From: Thomas Hellström
Date: Thu Jun 25 2009 - 05:04:14 EST


Pekka Enberg skrev:
Hi Jerome,

On Tue, 2009-06-23 at 22:52 +0300, Pekka Enberg wrote:
On Tue, Jun 23, 2009 at 10:46 PM, Jerome Glisse<jglisse@xxxxxxxxxx> wrote:
Command stream parsing is the most common operation and can
happen hundred of times per second, we don't want to allocate/free
memory each time this ioctl is call. This rework the ioctl
to avoid doing so by allocating temporary memory along the
ib pool.

Signed-off-by: Jerome Glisse <jglisse@xxxxxxxxxx>
So how much does this help (i.e. where are the numbers)? I am bit
surprised "hundred of times per second" is an issue for our slab
allocators.

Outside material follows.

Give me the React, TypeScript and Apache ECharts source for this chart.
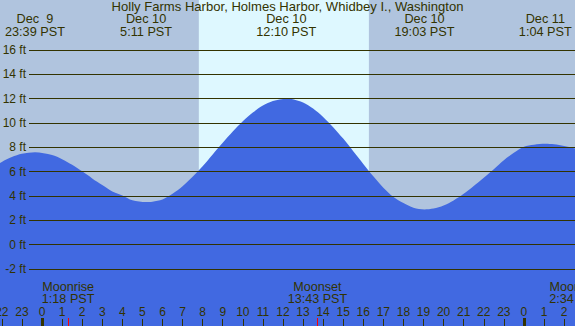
import React, { useEffect, useRef } from "react";
import * as echarts from "echarts";

const chartTitle = "Holly Farms Harbor, Holmes Harbor, Whidbey I., Washington";

// hours from Dec 10 00:00 PST, tide height in feet
const tideHours = [-3, -2.5, -2, -1.5, -1, -0.35, 0.5, 1, 1.5, 2, 2.5, 3, 3.5, 4, 4.5, 5.18, 5.5, 6, 6.5, 7, 7.5, 8, 8.5, 9, 9.5, 10, 10.5, 11, 11.5, 12.17, 12.5, 13, 13.5, 14, 14.5, 15, 15.5, 16, 16.5, 17, 17.5, 18, 18.5, 19.05, 19.5, 20, 20.5, 21, 21.5, 22, 22.5, 23, 23.5, 24, 24.5, 25.07, 25.5, 26, 26.5, 27];
const tideFeet = [5.67, 6.28, 6.8, 7.2, 7.47, 7.6, 7.37, 7.03, 6.57, 6.03, 5.45, 4.9, 4.37, 4.05, 3.65, 3.5, 3.54, 3.72, 4.18, 4.8, 5.58, 6.45, 7.42, 8.38, 9.3, 10.14, 10.86, 11.43, 11.81, 12.0, 11.95, 11.68, 11.19, 10.5, 9.66, 8.72, 7.68, 6.64, 5.62, 4.68, 3.92, 3.42, 3.04, 2.9, 2.97, 3.22, 3.64, 4.18, 4.83, 5.51, 6.21, 6.95, 7.55, 8.05, 8.22, 8.3, 8.26, 8.12, 7.93, 7.65];

const extremeHours = [-0.35, 5.183, 12.167, 19.05, 25.067];
const extremeDates = ["Dec  9", "Dec 10", "Dec 10", "Dec 10", "Dec 11"];
const extremeTimes = ["23:39 PST", "5:11 PST", "12:10 PST", "19:03 PST", "1:04 PST"];

const moonHours = [1.3, 13.717, 26.567];
const moonEvents = ["Moonrise", "Moonset", "Moonrise"];
const moonTimes = ["1:18 PST", "13:43 PST", "2:34 PST"];

const daylightHours = [7.81, 16.28];

const hourTicks = [-2, -1, 0, 1, 2, 3, 4, 5, 6, 7, 8, 9, 10, 11, 12, 13, 14, 15, 16, 17, 18, 19, 20, 21, 22, 23, 24, 25, 26];
const midnightTicks = [0, 24];

const X_MIN = -2.092;
const X_MAX = 26.544;
const Y_MIN = -6.68;
const Y_MAX = 20.11;

const ink = "#333300";
const font = "Liberation Sans";
const fs = 12;

export default function App() {
  const ref = useRef<HTMLDivElement>(null);

  useEffect(() => {
    document.body.style.margin = "0";
    document.body.style.overflow = "hidden";
    const chart = echarts.init(ref.current!, null, { renderer: "svg", width: 575, height: 326 });

    const hiddenX = { axisLine: { show: false, onZero: false }, axisLabel: { show: false }, splitLine: { show: false } };

    chart.setOption({
      animation: false,
      backgroundColor: "#b0c4de",
      grid: [
        { left: 0, right: 0, top: 0, bottom: 0, containLabel: false, outerBoundsMode: "none" },
        { left: 29, right: 0, top: 50, bottom: 57, containLabel: false, outerBoundsMode: "none" },
      ],
      xAxis: [
        {
          gridIndex: 0,
          type: "value",
          min: X_MIN,
          max: X_MAX,
          position: "bottom",
          axisLine: { show: false, onZero: false },
          splitLine: { show: false },
          axisTick: { show: true, inside: true, length: 7, customValues: hourTicks, lineStyle: { color: ink, width: 1 } },
          axisLabel: {
            show: true,
            inside: true,
            margin: 8,
            customValues: hourTicks,
            hideOverlap: false,
            formatter: (v: number) => String(((v % 24) + 24) % 24),
            fontSize: fs,
            fontFamily: font,
            color: ink,
          },
          z: 10,
        },
        {
          gridIndex: 0,
          type: "value",
          min: X_MIN,
          max: X_MAX,
          position: "bottom",
          ...hiddenX,
          axisTick: { show: true, inside: true, length: 8, customValues: midnightTicks, lineStyle: { color: ink, width: 3 } },
          z: 11,
        },
        {
          gridIndex: 0,
          type: "value",
          min: X_MIN,
          max: X_MAX,
          position: "bottom",
          ...hiddenX,
          axisTick: { show: true, inside: true, length: 8, customValues: moonHours, lineStyle: { color: "#ff0000", width: 1 } },
          z: 12,
        },
        { gridIndex: 1, type: "value", min: 0, max: 1, show: false },
      ],
      yAxis: [
        { gridIndex: 0, type: "value", min: Y_MIN, max: Y_MAX, show: false },
        {
          gridIndex: 1,
          type: "value",
          min: -2,
          max: 16,
          interval: 2,
          axisLine: { show: false },
          axisTick: { show: false },
          axisLabel: { formatter: "{value} ft", margin: 3, fontSize: fs, fontFamily: font, color: ink },
          splitLine: { show: true, lineStyle: { color: ink, width: 1 } },
          z: 10,
        },
      ],
      series: [
        {
          type: "line",
          xAxisIndex: 0,
          yAxisIndex: 0,
          data: tideHours.map((h, i) => [h, tideFeet[i]]),
          smooth: 0.3,
          symbol: "none",
          lineStyle: { width: 0, opacity: 0 },
          areaStyle: { color: "#4169e1", opacity: 1, origin: "start" },
          z: 2,
          markArea: {
            silent: true,
            itemStyle: { color: "#def8ff" },
            data: [[{ xAxis: daylightHours[0] }, { xAxis: daylightHours[1] }]],
          },
        },
      ],
    });

    const px = (h: number) => chart.convertToPixel({ xAxisIndex: 0 }, h) as number;
    const label = (text: string, x: number, y: number, sx: number) => ({
      type: "text",
      x,
      y,
      scaleX: sx,
      z: 20,
      style: { text, fontSize: fs, fontFamily: font, fill: ink, align: "center", verticalAlign: "middle", lineHeight: 12 },
    });

    chart.setOption({
      graphic: [
        label(chartTitle, 287.5, 7.2, 1.09),
        ...extremeHours.map((h, i) => label(extremeDates[i], px(h), 19.6, 1.06)),
        ...extremeHours.map((h, i) => label(extremeTimes[i], px(h), 31.8, 1.06)),
        ...moonHours.map((h, i) => label(moonEvents[i], px(h), 287.4, 1.05)),
        ...moonHours.map((h, i) => label(moonTimes[i], px(h), 299.5, 1.05)),
      ],
    });

    return () => chart.dispose();
  }, []);

  return <div ref={ref} style={{ width: 575, height: 326 }} />;
}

Hmm?

On Wed, 2009-06-24 at 10:29 +0200, Jerome Glisse wrote:
I didn't have real number but the vmap path was really slower,
quake3 fps goes from ~20 to ~40 on average when going from vmap
to preallocated. When using kmalloc i don't thing there was so
much performance hit. But i think the biggest hit was that in
previous code i asked for zeroed memory so i am pretty sure kernel
spend a bit of time clearing page. I reworked the code to avoid
needing cleared memory and so avoid memset, this is likely why
we get a performance boost.

OK. If kmalloc() (without memset) really was too slow for your case, I'd
be interested in looking at it in more detail. I'm not completely
convinced the memory pool is needed here but I'm not a DRM expert so I'm
not NAK'ing this either...

Pekka

Hi!
From previous experience with other drivers kmalloc() is just fine performance-wise.
I've also never seen memsetting pages turn up on the profile. It would be interesting to see an oprofile timing of this to try and pinpoint what's happening.

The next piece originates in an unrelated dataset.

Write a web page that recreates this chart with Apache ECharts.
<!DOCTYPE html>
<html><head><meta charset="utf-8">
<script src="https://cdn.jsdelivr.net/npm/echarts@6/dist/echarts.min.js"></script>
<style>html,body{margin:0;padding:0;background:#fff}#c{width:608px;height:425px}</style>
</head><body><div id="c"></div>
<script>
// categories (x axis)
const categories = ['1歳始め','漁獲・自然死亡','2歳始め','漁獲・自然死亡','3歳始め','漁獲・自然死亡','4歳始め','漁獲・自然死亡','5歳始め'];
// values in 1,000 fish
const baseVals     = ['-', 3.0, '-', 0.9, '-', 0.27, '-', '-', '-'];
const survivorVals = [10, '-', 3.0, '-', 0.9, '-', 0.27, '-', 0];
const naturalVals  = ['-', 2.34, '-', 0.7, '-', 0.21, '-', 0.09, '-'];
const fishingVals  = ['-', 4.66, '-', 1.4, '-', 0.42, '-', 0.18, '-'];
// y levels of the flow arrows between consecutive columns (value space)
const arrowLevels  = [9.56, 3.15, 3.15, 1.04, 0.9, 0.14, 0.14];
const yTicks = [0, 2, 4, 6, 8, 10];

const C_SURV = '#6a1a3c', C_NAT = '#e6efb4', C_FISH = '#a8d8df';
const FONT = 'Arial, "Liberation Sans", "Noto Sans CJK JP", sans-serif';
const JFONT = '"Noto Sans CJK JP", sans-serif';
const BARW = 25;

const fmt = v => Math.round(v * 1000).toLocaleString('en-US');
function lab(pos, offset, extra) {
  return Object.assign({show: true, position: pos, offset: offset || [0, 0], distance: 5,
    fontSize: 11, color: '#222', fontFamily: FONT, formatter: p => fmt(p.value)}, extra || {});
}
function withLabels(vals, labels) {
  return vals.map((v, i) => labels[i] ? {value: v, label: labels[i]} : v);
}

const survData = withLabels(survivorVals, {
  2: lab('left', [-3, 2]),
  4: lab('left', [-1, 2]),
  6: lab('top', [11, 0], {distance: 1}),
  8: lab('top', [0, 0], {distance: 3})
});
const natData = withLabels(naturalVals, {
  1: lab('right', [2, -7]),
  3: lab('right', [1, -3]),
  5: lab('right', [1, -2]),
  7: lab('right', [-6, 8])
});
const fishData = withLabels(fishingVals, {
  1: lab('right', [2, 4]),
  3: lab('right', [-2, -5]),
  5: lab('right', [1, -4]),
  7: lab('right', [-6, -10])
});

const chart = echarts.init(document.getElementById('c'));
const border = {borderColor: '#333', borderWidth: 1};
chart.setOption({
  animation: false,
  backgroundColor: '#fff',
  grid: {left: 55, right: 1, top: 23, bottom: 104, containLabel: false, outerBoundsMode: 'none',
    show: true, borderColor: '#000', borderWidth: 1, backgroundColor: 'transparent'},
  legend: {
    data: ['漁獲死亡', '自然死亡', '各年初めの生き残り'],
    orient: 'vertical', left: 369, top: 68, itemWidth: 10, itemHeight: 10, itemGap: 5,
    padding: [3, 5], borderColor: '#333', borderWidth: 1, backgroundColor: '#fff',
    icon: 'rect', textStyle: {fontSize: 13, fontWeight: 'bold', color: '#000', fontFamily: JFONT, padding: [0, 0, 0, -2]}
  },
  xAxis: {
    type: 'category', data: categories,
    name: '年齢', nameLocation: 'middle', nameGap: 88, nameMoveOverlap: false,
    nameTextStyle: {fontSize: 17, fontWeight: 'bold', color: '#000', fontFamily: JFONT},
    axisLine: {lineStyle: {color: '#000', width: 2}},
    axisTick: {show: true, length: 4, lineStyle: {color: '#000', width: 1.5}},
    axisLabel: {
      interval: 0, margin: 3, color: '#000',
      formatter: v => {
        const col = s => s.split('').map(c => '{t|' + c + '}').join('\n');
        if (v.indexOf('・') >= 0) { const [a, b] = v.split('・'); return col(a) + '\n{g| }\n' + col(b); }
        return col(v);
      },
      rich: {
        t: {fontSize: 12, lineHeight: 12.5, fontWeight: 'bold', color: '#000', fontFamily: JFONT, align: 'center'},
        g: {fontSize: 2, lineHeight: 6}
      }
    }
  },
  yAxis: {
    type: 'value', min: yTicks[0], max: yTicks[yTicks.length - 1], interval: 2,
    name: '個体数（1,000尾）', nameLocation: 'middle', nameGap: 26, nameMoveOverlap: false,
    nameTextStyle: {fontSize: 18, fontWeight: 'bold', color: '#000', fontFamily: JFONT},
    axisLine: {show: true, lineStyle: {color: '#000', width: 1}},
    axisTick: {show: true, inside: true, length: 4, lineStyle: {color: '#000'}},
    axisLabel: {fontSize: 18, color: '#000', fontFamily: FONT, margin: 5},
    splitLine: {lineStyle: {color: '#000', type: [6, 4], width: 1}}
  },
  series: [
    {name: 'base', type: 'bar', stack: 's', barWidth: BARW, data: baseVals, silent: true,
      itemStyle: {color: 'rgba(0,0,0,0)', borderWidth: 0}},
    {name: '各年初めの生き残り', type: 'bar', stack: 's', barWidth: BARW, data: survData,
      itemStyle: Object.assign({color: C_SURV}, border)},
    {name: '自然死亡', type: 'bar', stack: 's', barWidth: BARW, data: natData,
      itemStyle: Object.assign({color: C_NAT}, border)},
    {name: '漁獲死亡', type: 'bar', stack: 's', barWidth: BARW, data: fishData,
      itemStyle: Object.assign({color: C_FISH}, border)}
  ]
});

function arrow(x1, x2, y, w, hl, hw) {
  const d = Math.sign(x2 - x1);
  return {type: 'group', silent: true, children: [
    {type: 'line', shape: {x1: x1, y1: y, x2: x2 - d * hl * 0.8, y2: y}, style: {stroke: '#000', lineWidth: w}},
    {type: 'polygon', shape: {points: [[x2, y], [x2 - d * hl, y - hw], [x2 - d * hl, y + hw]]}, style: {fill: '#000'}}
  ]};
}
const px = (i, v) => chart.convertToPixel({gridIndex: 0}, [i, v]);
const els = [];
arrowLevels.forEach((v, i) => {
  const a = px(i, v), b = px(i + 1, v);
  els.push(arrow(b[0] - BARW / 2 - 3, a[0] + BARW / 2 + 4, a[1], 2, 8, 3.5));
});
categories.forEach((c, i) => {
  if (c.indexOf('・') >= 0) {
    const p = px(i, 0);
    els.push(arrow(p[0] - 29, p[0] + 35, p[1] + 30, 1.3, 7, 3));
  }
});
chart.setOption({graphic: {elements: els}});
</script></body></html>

However, in this case, I believe Jerome was forced to use vmalloc to guarantee that the allocation would succeed, and frequent vmallocs seem to be a performance killer.

One should also be careful about frame-rates. Tuning memory manager / command submission operation is usually a matter of how much CPU is consumed for a given framerate. If one compares framerates one must make sure that the CPU is at nearly 100% while benchmarking.